◆ **Required task**
Skip the pictures. Set down, word for word, the lines from the start of the material up to and including the line with "import seaborn as sns".

◆ **Data segment**
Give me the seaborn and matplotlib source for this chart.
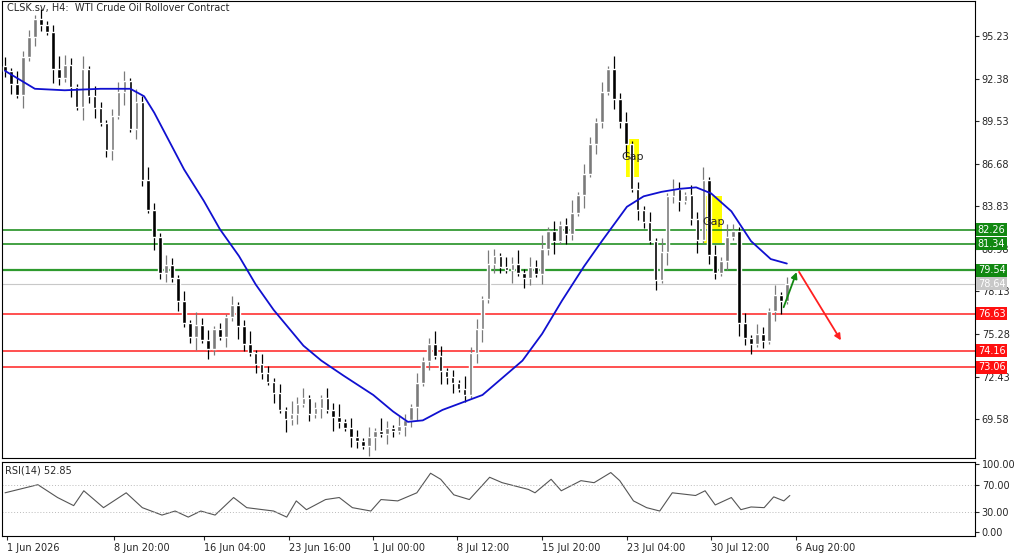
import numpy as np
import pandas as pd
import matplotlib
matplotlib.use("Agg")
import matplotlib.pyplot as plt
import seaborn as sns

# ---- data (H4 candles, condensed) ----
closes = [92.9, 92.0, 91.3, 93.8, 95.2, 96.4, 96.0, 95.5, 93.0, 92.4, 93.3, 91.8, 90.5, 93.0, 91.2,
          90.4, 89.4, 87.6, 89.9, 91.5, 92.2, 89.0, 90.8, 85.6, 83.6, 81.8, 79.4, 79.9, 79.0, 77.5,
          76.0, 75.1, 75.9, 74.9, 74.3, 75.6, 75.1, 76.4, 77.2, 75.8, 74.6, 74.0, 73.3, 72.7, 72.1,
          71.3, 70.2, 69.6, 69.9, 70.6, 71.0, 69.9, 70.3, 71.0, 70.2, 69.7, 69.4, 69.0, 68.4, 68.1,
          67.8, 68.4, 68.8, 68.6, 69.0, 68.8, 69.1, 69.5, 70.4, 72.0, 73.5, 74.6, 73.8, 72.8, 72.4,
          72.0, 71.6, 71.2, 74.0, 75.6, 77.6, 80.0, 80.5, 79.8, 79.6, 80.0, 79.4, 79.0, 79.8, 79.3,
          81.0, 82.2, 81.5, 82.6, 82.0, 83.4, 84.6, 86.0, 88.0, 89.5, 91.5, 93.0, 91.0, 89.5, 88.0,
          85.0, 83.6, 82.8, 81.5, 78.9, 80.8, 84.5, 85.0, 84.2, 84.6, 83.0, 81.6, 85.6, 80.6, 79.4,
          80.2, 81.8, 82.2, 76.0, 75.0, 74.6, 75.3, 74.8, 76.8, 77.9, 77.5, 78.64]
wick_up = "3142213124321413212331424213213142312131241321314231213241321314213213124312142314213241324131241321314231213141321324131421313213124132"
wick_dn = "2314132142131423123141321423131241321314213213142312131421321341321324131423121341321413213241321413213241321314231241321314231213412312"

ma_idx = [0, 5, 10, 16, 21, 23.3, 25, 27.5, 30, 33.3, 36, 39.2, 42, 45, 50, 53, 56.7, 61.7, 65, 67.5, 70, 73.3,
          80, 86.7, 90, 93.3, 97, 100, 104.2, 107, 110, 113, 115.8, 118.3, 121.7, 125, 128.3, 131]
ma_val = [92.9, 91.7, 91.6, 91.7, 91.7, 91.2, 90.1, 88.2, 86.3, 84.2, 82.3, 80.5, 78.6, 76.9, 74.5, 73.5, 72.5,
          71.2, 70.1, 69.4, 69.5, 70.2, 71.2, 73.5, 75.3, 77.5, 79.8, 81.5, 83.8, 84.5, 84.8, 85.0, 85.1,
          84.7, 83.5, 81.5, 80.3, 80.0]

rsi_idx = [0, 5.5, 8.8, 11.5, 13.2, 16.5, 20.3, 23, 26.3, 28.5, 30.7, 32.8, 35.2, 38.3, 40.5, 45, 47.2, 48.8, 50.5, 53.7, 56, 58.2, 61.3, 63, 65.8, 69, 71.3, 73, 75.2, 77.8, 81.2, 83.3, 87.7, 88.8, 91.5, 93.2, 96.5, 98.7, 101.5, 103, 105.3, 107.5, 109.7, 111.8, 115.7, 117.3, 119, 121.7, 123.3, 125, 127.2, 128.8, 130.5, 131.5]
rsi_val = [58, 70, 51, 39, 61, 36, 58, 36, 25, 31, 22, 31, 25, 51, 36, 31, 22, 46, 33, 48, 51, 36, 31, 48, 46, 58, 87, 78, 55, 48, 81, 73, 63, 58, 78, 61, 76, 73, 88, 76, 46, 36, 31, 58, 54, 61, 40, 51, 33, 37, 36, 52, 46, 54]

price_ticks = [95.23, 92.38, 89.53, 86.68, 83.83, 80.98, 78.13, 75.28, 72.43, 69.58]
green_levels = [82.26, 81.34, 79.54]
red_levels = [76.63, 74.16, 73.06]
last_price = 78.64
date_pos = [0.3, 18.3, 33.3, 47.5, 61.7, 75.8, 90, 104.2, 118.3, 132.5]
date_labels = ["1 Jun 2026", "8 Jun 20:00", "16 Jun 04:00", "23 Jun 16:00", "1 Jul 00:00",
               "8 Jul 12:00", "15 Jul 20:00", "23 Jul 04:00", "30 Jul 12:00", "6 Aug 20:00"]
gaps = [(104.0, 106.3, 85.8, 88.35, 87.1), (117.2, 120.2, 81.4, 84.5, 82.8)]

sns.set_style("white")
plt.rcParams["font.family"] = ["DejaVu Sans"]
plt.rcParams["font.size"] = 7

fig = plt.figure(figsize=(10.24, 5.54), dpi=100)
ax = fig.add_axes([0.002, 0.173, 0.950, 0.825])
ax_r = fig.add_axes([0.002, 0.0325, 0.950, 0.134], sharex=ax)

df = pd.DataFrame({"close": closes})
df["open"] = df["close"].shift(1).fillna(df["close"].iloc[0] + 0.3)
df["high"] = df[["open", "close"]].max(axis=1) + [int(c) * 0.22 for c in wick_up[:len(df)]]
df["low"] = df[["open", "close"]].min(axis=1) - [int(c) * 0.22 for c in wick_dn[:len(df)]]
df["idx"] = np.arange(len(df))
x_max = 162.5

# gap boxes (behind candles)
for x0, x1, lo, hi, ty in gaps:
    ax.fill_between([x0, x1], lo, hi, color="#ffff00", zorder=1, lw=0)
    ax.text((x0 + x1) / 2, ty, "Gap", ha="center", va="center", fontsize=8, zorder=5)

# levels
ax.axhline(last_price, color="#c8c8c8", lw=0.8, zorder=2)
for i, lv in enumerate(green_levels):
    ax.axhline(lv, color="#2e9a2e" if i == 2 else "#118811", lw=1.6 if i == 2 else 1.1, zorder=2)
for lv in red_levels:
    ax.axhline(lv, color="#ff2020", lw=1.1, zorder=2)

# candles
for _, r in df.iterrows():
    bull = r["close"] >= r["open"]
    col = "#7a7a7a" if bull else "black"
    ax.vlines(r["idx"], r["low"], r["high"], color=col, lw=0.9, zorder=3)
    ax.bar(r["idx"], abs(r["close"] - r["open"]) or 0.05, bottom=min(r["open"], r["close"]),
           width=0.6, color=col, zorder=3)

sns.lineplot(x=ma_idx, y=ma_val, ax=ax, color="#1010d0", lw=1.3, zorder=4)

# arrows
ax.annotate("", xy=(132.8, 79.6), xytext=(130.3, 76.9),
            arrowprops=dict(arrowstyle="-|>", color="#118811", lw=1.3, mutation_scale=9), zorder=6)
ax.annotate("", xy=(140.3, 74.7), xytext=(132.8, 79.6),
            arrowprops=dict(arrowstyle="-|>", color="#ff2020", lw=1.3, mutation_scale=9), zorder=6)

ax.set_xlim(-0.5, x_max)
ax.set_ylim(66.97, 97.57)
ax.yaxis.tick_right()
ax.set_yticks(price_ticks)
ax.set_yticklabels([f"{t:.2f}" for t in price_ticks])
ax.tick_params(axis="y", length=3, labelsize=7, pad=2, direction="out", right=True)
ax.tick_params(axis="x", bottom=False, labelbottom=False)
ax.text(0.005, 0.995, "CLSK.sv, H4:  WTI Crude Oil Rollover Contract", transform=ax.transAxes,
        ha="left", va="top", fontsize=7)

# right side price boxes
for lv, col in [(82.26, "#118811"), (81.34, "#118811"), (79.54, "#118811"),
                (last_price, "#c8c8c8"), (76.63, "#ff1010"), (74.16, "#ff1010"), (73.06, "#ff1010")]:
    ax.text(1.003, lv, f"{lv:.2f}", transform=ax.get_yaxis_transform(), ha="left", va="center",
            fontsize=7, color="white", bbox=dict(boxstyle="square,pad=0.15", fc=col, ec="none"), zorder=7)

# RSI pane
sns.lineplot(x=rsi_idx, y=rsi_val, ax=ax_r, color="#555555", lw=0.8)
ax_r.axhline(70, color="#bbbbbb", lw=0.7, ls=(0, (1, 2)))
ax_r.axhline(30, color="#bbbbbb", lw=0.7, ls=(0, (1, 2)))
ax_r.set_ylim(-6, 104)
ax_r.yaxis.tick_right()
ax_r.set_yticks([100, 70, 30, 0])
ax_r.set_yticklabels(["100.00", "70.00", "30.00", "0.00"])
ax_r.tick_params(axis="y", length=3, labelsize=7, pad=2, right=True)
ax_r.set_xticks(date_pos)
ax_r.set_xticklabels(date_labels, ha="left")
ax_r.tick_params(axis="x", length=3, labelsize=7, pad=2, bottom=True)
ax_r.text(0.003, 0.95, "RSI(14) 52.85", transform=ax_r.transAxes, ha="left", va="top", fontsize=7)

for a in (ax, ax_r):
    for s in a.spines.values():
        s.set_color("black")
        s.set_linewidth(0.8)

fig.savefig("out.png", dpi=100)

◆ **Exercise response**
Give me the seaborn and matplotlib source for this chart.
import numpy as np
import pandas as pd
import matplotlib
matplotlib.use("Agg")
import matplotlib.pyplot as plt
import seaborn as sns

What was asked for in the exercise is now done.